There was a cause at that time for him to go to the bush because of problems at that time. If you want to win a lottery prize, you must buy a lottery coupon. He couldn’t have sat here in Kampala to talk about the need to have change when he couldn’t participate.

I was able to go to school because government helped. In November 1996 during my father’s funeral rites, the late Eriya Kategaya pledged that government would pay our school fees and indeed they have done that. He later helped me to join State House Scholarship scheme.
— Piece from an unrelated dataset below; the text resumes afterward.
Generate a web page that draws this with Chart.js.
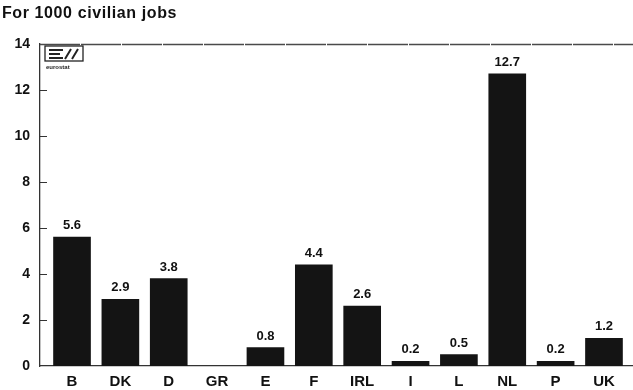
<!DOCTYPE html>
<html>
<head>
<meta charset="utf-8">
<script src="https://cdn.jsdelivr.net/npm/chart.js@4.4.1/dist/chart.umd.min.js"></script>
<style>
  html, body { margin: 0; padding: 0; background: #ffffff; }
  #wrap { width: 633px; height: 390px; position: relative; }
</style>
</head>
<body>
<div id="wrap"><canvas id="c" width="633" height="390"></canvas></div>
<script>
// Countries and values (per 1000 civilian jobs)
const countries = ['B', 'DK', 'D', 'GR', 'E', 'F', 'IRL', 'I', 'L', 'NL', 'P', 'UK'];
const jobsPer1000 = [5.6, 2.9, 3.8, null, 0.8, 4.4, 2.6, 0.2, 0.5, 12.7, 0.2, 1.2];
const yTicks = [0, 2, 4, 6, 8, 10, 12, 14];
const chartTitle = 'For 1000 civilian jobs';

const BOLD = "'Liberation Sans', Arial, Helvetica, sans-serif";
const INK = '#111111';

// Bars positioned on a numeric x scale so the first and last categories sit where wanted
const points = jobsPer1000.map((v, i) => ({ x: i, y: v }));

const decorPlugin = {
  id: 'decor',
  afterDraw(chart) {
    const { ctx, chartArea: a, scales } = chart;
    const ys = scales.y;
    ctx.save();
    // title
    ctx.fillStyle = INK;
    ctx.font = "bold 16px " + BOLD;
    ctx.letterSpacing = '0.6px';
    ctx.textBaseline = 'middle';
    ctx.textAlign = 'left';
    ctx.fillText(chartTitle, 2, 14);
    ctx.letterSpacing = '0px';

    // top frame line
    ctx.strokeStyle = '#4a4a4a';
    ctx.lineWidth = 1.6;
    ctx.setLineDash([40, 1]);
    ctx.beginPath();
    ctx.moveTo(a.left, a.top + 0.5);
    ctx.lineTo(633, a.top + 0.5);
    ctx.stroke();
    ctx.setLineDash([]);

    // inward tick marks on the value axis
    ctx.strokeStyle = '#333333';
    ctx.lineWidth = 1;
    yTicks.forEach(t => {
      if (t === 0 || t === 14) return;
      const y = Math.round(ys.getPixelForValue(t)) + 0.5;
      ctx.beginPath();
      ctx.moveTo(a.left, y);
      ctx.lineTo(a.left + 7, y);
      ctx.stroke();
    });

    // eurostat mark
    const lx = a.left + 5, ly = a.top + 2;
    ctx.strokeStyle = '#222';
    ctx.lineWidth = 1.3;
    ctx.strokeRect(lx, ly, 38, 15);
    ctx.fillStyle = '#222';
    // stylised E
    ctx.fillRect(lx + 4, ly + 3, 14, 2);
    ctx.fillRect(lx + 4, ly + 7, 11, 2);
    ctx.fillRect(lx + 4, ly + 11, 14, 2);
    // slashes
    ctx.lineWidth = 2;
    ctx.beginPath();
    ctx.moveTo(lx + 20, ly + 13); ctx.lineTo(lx + 26, ly + 3);
    ctx.moveTo(lx + 27, ly + 13); ctx.lineTo(lx + 33, ly + 3);
    ctx.stroke();
    ctx.font = "bold 6px " + BOLD;
    ctx.textAlign = 'left';
    ctx.fillText('eurostat', lx + 1, ly + 21);

    // value labels above bars
    const meta = chart.getDatasetMeta(0);
    ctx.font = "bold 13px " + BOLD;
    ctx.fillStyle = INK;
    ctx.textAlign = 'center';
    ctx.textBaseline = 'bottom';
    meta.data.forEach((bar, i) => {
      const v = jobsPer1000[i];
      if (v === null) return;
      ctx.fillText(v.toFixed(1), bar.x, bar.y - 5);
    });
    ctx.restore();
  }
};

new Chart(document.getElementById('c'), {
  type: 'bar',
  data: {
    datasets: [{
      data: points,
      backgroundColor: '#141414',
      borderWidth: 0,
      barThickness: 37
    }]
  },
  options: {
    responsive: false,
    animation: false,
    layout: { padding: { top: 44, right: 0, left: 0, bottom: 0 } },
    plugins: { legend: { display: false }, tooltip: { enabled: false } },
    scales: {
      x: {
        type: 'linear',
        offset: false,
        min: -0.662,
        max: 11.6,
        afterBuildTicks(scale) { scale.ticks = countries.map((_, i) => ({ value: i })); },
        afterFit(scale) { scale.height = 24; },
        grid: { display: false, drawTicks: false },
        border: { display: true, color: '#333333', width: 1.3 },
        ticks: {
          autoSkip: false,
          maxRotation: 0,
          padding: 7,
          color: INK,
          font: { family: BOLD, size: 15, weight: 'bold' },
          callback: (v) => countries[v] ?? ''
        }
      },
      y: {
        min: 0,
        max: 14,
        afterBuildTicks(scale) { scale.ticks = yTicks.map(v => ({ value: v })); },
        afterFit(scale) { scale.width = 40; },
        grid: { display: false, drawTicks: false },
        border: { display: true, color: '#333333', width: 1.3 },
        ticks: {
          padding: 10,
          color: INK,
          font: { family: BOLD, size: 14, weight: 'bold' }
        }
      }
    }
  },
  plugins: [decorPlugin]
});
</script>
</body>
</html>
He told me how my father helped him to dodge a roadblock mounted by government soldiers in Malaba to arrest him.

He sent me to State House to meet Ssekubwabo Kyeyune, the former presidential assistant in charge of welfare. When I went to State House, I found Kyeyune waiting for me. I was sponsored until I finished the university. I did Business Computing at Makerere Business School and later a post graduate diploma in financial management.

My youngest sibling Amanda Lisa is in Senior Six and my other sister got married. I joined the army in 2008 after working with NSSF for three years. I think joining the army was a calling. I never enjoyed what I was doing in the private sector.”

Who is Col Sserwanga Lwanga?

He joined the NRA bush war in 1981. In the bush, Col Serwanga Lwanga served in many capacities and held many important appointments. He was NRA political commissar as early as January 1982, an intelligence officer in the same year and a deputy chief political commissar by December 1983.

He was the acting commanding officer of the Task Force Black Bombers by 1984, an urban brigade that attacked government forces in and around Kampala. He became the commander of the Northern Brigade in 1986, now UPDF 4th Division, and a chief political commissar from 1989, untill his death in 1996.

By the time of his death, he was a member of National Resistance Council, the government legislative arm. During the Constituency Assembly, Col Lwanga, Dr Kizza Besigye, Gen David Sejusa, and Brig Noble Mayombo were a quartet who exhibited brilliant debate.